На соседней койке надрывно плачет пациент. Герберт видит его не впервые, но знает о нем только то, что тот болеет шизофренией. Частая здешняя история. Это не пугает: года в пансионате достаточно, чтобы понять, что безумие более многогранно, чем о нем принято говорить. Некоторые пациенты агрессивны для себя и окружающих, и оттого за ними ведется повышенный контроль; большую часть времени они проводят с санитарами, не контактируя с остальными обитателями пансионата. Другие – как, например, Петша – пусть и считаются по медицинским показаниям такими же шизофрениками, редко проявляют интерес к реальному миру, поскольку погружены в собственный. То-то Петша и сидит часами в фойе, верещит, пока Эльке не треснет ему вязальными спицами.
– Внутри моего тела живут пауки, ты убьешь их своими иглами!
Мужчина истерично кричит, и этот возглас, будто принадлежащий раненому зверю, разносится в голове Герберта болезненным фейерверком.
– Иди к черту, мразь, ты убьешь моих пауков, – он продолжает кричать, привязанный по рукам и ногам к койке. Стоящая возле него Лисбет сохраняет самообладание, не меняясь в лице. Выпускает из подготовленного шприца воздух.
– Все хорошо, молодец, – шепчет она то ли умалишенному, то ли себе.
Мужчина-санитар, пришедший на оглушительные вопли, локтем придавливает шизофреника. Крики и ругань могут как напугать других пациентов, так и вызвать у них агрессивный припадок – буйство, подобно безумию, заразительно, и если один может себе его позволить, другие не будут ждать приглашения.
Герберт снова моргает. Борется с желанием провалиться в сон, когда замечает на себе открытый, совершенно ясный и здоровый взгляд.
Шизофреник смотрит на него так же, как люди из внешнего, за стенами пансионата, мира смотрят друг на друга – встречаясь взглядами, по воле судьбы проходя мимо, поддерживая безмолвный диалог, что известен двоим, но который забудется уже через мгновение, когда наступит время встретиться взглядом с кем-то другим. В остекленевших глазах нет болезни, из них исчезли пауки, снующие внутри и шепчущие на своем языке тайны, неподвластные обывателю, не бывавшему на грани, – обрыву, что отделяет здравомыслие от темной пропасти. Мужчина кажется здоровым человеком, засыпающим не менее здоровым сном.

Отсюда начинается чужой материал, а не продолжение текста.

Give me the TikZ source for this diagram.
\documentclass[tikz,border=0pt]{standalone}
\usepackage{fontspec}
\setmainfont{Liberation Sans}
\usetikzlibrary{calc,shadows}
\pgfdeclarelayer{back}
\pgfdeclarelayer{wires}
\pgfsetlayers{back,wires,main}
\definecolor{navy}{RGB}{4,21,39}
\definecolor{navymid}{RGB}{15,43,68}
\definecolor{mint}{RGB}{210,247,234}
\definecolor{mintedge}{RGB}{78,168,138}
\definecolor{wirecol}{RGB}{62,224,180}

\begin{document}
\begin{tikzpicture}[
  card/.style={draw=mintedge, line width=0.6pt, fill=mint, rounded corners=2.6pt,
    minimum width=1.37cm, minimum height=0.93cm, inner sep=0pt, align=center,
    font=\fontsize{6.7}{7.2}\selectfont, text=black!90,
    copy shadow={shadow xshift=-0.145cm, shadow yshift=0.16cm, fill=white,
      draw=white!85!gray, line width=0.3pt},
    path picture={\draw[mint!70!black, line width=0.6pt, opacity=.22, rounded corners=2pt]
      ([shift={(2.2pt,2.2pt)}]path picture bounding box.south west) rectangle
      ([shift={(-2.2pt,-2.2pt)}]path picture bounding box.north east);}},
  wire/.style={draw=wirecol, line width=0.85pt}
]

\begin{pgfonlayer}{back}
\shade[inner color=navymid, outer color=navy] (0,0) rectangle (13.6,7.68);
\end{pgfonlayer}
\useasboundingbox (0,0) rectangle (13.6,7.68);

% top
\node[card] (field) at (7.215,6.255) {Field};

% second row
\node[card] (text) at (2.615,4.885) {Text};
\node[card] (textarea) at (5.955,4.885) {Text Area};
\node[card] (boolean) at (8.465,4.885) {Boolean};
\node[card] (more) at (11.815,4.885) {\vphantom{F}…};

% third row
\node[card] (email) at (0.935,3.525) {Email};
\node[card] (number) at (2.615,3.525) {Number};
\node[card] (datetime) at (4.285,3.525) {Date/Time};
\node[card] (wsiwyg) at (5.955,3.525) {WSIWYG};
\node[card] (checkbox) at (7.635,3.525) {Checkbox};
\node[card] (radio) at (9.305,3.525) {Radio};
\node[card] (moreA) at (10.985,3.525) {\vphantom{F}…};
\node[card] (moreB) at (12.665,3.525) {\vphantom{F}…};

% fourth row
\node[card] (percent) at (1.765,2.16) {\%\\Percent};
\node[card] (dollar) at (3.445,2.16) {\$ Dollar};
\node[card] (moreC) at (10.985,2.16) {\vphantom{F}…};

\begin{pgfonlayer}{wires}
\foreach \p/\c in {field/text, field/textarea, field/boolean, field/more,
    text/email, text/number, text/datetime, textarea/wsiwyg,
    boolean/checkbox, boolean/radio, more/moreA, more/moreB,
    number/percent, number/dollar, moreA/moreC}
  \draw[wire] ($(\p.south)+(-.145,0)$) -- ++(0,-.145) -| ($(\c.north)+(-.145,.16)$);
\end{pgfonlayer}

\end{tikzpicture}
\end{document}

Герберт хорошо помнит эту темную пропасть. За несколько месяцев до госпитализации он провел ночь без сна, наутро не смог подняться с постели – двухдневный больничный затянулся на неделю, пока не перерос в длительный отпуск и дальнейшее увольнение по состоянию здоровья. Ему не было стыдно, потому что липкая темная пропасть уже приняла его в свои объятия – отпал смысл вставать с постели, принимать пищу, мыться, общаться с семьей и посторонними. На руках и ногах не осталось живого места. Когда он перестал отвечать, потому что сам уже не инициировал разговоры, его семья с предварительного согласия Хирцмана, найденного через общих знакомых, приняла решение о госпитализации. Тайной и без лишнего шума. Оттого и покинуть больничные стены можно было без вреда для репутации и дальнейшего существования в нормальном обществе, отгораживаемом от всего ненормального.